Altaarschel

Deel van de serie over
kerkelijk gerei

gebruikt in de liturgie
Monstrans

Binnenkant 'gemantelde' altaarschel
Moderne altaarschel
Altaarschel van de kluiskerk in Warfhuizen
Zilveren altaarschel, Leiden, 1690, Catharijneconvent Utrecht

Een altaarschel (meervoud: altaarschellen of altaarbellen) of carillon bestaat uit een aantal kleine belletjes die aan een kruisvormig (soms rond) montuurtje met een handvat zijn bevestigd. Het aantal bellen kan variëren van één tot en met zes belletjes. De belletjes kunnen gemaakt worden van messing, brons, koper of tin en zijn altijd op elkaar afgestemd waardoor er een akkoord kan ontstaan.

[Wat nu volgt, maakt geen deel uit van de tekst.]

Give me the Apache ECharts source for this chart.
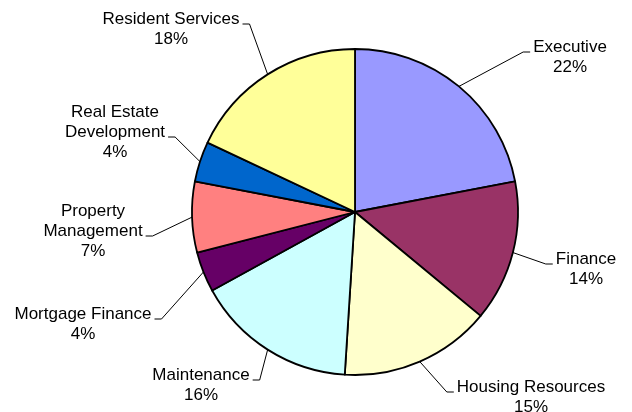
<!DOCTYPE html>
<html>
<head>
<meta charset="utf-8">
<title>Staff by Department</title>
<script src="https://cdn.jsdelivr.net/npm/echarts@6/dist/echarts.min.js"></script>
<style>
  html, body { margin: 0; padding: 0; background: #fff; }
  #chart { width: 632px; height: 412px; }
</style>
</head>
<body>
<div id="chart"></div>
<script>
// Departments, clockwise from 12 o'clock
const departments = [
  'Executive',
  'Finance',
  'Housing Resources',
  'Maintenance',
  'Mortgage Finance',
  'Property\nManagement',
  'Real Estate\nDevelopment',
  'Resident Services'
];

// Share of total, in percent
const shares = [22, 14, 15, 16, 4, 7, 4, 18];

const sliceColors = [
  '#9999FF', '#993366', '#FFFFCC', '#CCFFFF',
  '#660066', '#FF8080', '#0066CC', '#FFFF99'
];

// Label placement: [text centre x, baseline y of the first line]
const labelSpots = [
  [570, 53], [586, 265], [531, 393], [201, 381],
  [83, 320], [93, 217], [115, 118], [171, 25]
];

const CX = 355, CY = 212, R = 163;
const FONT = 17, LINE_H = 20, BASE_OFF = 16;

const chart = echarts.init(document.getElementById('chart'), null, { renderer: 'canvas' });

const total = shares.reduce((a, b) => a + b, 0);

function edgePoint(i) {
  let before = 0;
  for (let k = 0; k < i; k++) before += shares[k];
  const mid = (before + shares[i] / 2) / total * Math.PI * 2;
  return [CX + R * Math.sin(mid), CY - R * Math.cos(mid)];
}

chart.setOption({
  animation: false,
  backgroundColor: '#ffffff',
  series: [{
    type: 'pie',
    center: [CX, CY],
    radius: R,
    startAngle: 90,
    clockwise: true,
    avoidLabelOverlap: false,
    itemStyle: { borderColor: '#000', borderWidth: 1.8 },
    label: {
      show: true,
      position: 'outside',
      color: '#000',
      fontFamily: '"Liberation Sans", Arial, sans-serif',
      fontSize: FONT,
      lineHeight: LINE_H,
      formatter: p => p.name + '\n' + p.value + '%'
    },
    labelLine: {
      show: true,
      length: 10,
      length2: 8,
      lineStyle: { color: '#000', width: 1 }
    },
    labelLayout: function (p) {
      const i = p.dataIndex;
      const spot = labelSpots[i];
      const nameLines = departments[i].split('\n').length;
      const hookY = spot[1] + (nameLines - 1) * LINE_H - 1;
      const onRight = spot[0] > CX;
      const half = p.labelRect.width / 2;
      const endX = onRight ? spot[0] - half - 3 : spot[0] + half + 3;
      const elbowX = onRight ? endX - 7 : endX + 7;
      const start = (p.labelLinePoints && p.labelLinePoints[0]) || edgePoint(i);
      return {
        x: spot[0],
        y: spot[1] - BASE_OFF,
        align: 'center',
        verticalAlign: 'top',
        labelLinePoints: [start, [elbowX, hookY], [endX, hookY]]
      };
    },
    data: departments.map((name, i) => ({
      name: name,
      value: shares[i],
      itemStyle: { color: sliceColors[i] }
    }))
  }]
});
</script>
</body>
</html>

In Nederland was gebruikelijk om de belletjes te overkappen met een metalen mantel. Deze mantel dient als klankkast waardoor de altaarschellen beduidend luider worden. Dit is vooral handig voor grotere kerken. De buitenmantel is meestal verguld of verzilverd en is dan ook rijkelijk versierd.

De altaarschel wordt door de misdienaars gebruikt in de mis om de gelovigen te waarschuwen dat de allerheiligste handelingen van de viering eraan komen of juist op dat moment plaatsvinden. Vooral in missen volgens de Tridentijnse ritus waarbij de priester vaak in stilte bidt, is het noodzakelijk om te bellen. Soms wordt de altaarschel gebruikt in plaats van de sanctusbel, maar in ieder geval na de consecratie van Brood en Wijn.

Er bestaat ook nog de altaargong die ervoor in de plaats kan dienen. Ook zijn er kerken waar de altaarschel gebruikt wordt in plaats van de sacristiebel. Het gebruik van de altaarschel tijdens plechtigheden verschilt per plaats en per bisdom.